Though doesnt the dipole exist between the O and H atoms in the hydroxyl group? So then it would more be that the chains are alot longer which makes them much more difficult to dissolve in water?

 

[brenton1987]

And if I was to comment on polar hydroxyl group, I would actually say that intermolecular forces due to the polar bonding decrease in strength as the chain length of alkanols increase. If the chain is long, the electronegativity of oxygen atom in the hydroxyl group is insufficient to make the alkanol very polar.
E.g. Methanol is very polar whereas octanol isn't so much. That's why metanol readily dissolves in water but octanol doesn't.

Though doesnt the dipole exist between the O and H atoms in the hydroxyl group? So then it would more be that the chains are alot longer which makes them much more difficult to dissolve in water?

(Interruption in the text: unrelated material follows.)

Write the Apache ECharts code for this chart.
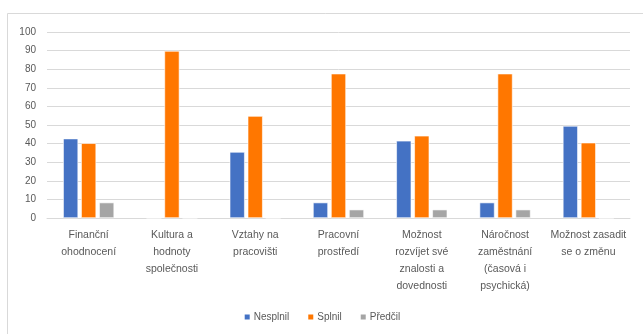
<!DOCTYPE html>
<html>
<head>
<meta charset="utf-8">
<script src="https://cdn.jsdelivr.net/npm/echarts@6/dist/echarts.min.js"></script>
<style>
  html, body { margin: 0; padding: 0; background: #fff; }
  #chart { width: 643px; height: 334px; }
</style>
</head>
<body>
<div id="chart"></div>
<script>
// Categories (wrapped as they appear under the axis)
const categories = [
  'Finanční\nohodnocení',
  'Kultura a\nhodnoty\nspolečnosti',
  'Vztahy na\npracovišti',
  'Pracovní\nprostředí',
  'Možnost\nrozvíjet své\nznalosti a\ndovednosti',
  'Náročnost\nzaměstnání\n(časová i\npsychická)',
  'Možnost zasadit\nse o změnu'
];

// Series values (%)
const nesplnil = [42.7, 0, 35.5, 8.3, 41.5, 8.3, 49.5];
const splnil   = [40.2, 89.8, 54.8, 77.6, 44.2, 77.6, 40.5];
const predcil  = [8.3, 0, 0, 4.5, 4.5, 4.5, 0];

const seriesNames = ['Nesplnil', 'Splnil', 'Předčil'];
const seriesColors = ['#4472c4', '#ff7700', '#a5a5a5'];

const yTicks = { min: 0, max: 100, interval: 10 };

const textColor = '#595959';
const gridColor = '#d9d9d9';
const font = 'Liberation Sans';

const chart = echarts.init(document.getElementById('chart'));

const makeSeries = (name, data, color) => ({
  name,
  type: 'bar',
  data,
  barWidth: 15,
  barGap: '20%',
  itemStyle: { color, borderColor: '#ffffff', borderWidth: 0.6 },
  emphasis: { disabled: true }
});

chart.setOption({
  animation: false,
  backgroundColor: '#ffffff',
  graphic: [{
    type: 'rect',
    shape: { x: 7.5, y: 13.5, width: 700, height: 400 },
    style: { fill: 'none', stroke: gridColor, lineWidth: 1 },
    silent: true
  }],
  grid: { left: 47, right: 13, top: 32, bottom: 116, containLabel: false },
  legend: {
    bottom: 7,
    left: 'center',
    itemWidth: 7,
    itemHeight: 7,
    itemGap: 17,
    icon: 'rect',
    textStyle: { color: textColor, fontSize: 10, fontFamily: font, padding: [0, 0, 0, -2] },
    data: seriesNames
  },
  xAxis: {
    type: 'category',
    data: categories,
    axisLine: { show: true, lineStyle: { color: gridColor, width: 1 } },
    axisTick: { show: false },
    axisLabel: {
      interval: 0,
      color: textColor,
      fontSize: 10.5,
      fontFamily: font,
      lineHeight: 17,
      margin: 9,
      align: 'center'
    }
  },
  yAxis: {
    type: 'value',
    min: yTicks.min,
    max: yTicks.max,
    interval: yTicks.interval,
    axisLine: { show: false },
    axisTick: { show: false },
    splitLine: { lineStyle: { color: gridColor, width: 1 } },
    axisLabel: { color: textColor, fontSize: 10, fontFamily: font, margin: 11 }
  },
  series: [
    makeSeries(seriesNames[0], nesplnil, seriesColors[0]),
    makeSeries(seriesNames[1], splnil, seriesColors[1]),
    makeSeries(seriesNames[2], predcil, seriesColors[2])
  ]
});
</script>
</body>
</html>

Atoms only influence other atoms if they are within 3 bond lengths away.
Methanol - the C₁-O bond is polar so the molecule is completely misible in water
Ethanol - the C₁-O and C₂-C₁ bonds are polar so the molecule is completely misible in water
Propan-1-ol - the C₁-O, C₂-C₁ and C₃-C₂ bonds are polar so the molecule is completely misible in water
Butan-1-ol - the C₁-O, C₂-C₁ and C₃-C₂ bonds are polar but the C₄-C₃ bond is not polar so the solubility drops to 9.1 %
Pentan-1-ol - 3 polar bonds and 2 non polar bonds ~2.7 % soluble
Hexan-1-ol - trace soluble
Heptan-1-ol - trace soluble
Octan-1-ol - there are 3 polar bonds and 5 non polar bonds so octan-1-ol has 0 % solubility

This explains why pentan-1-ol only has ~2.7 % solubility while pentan-3-ol is completely miscible.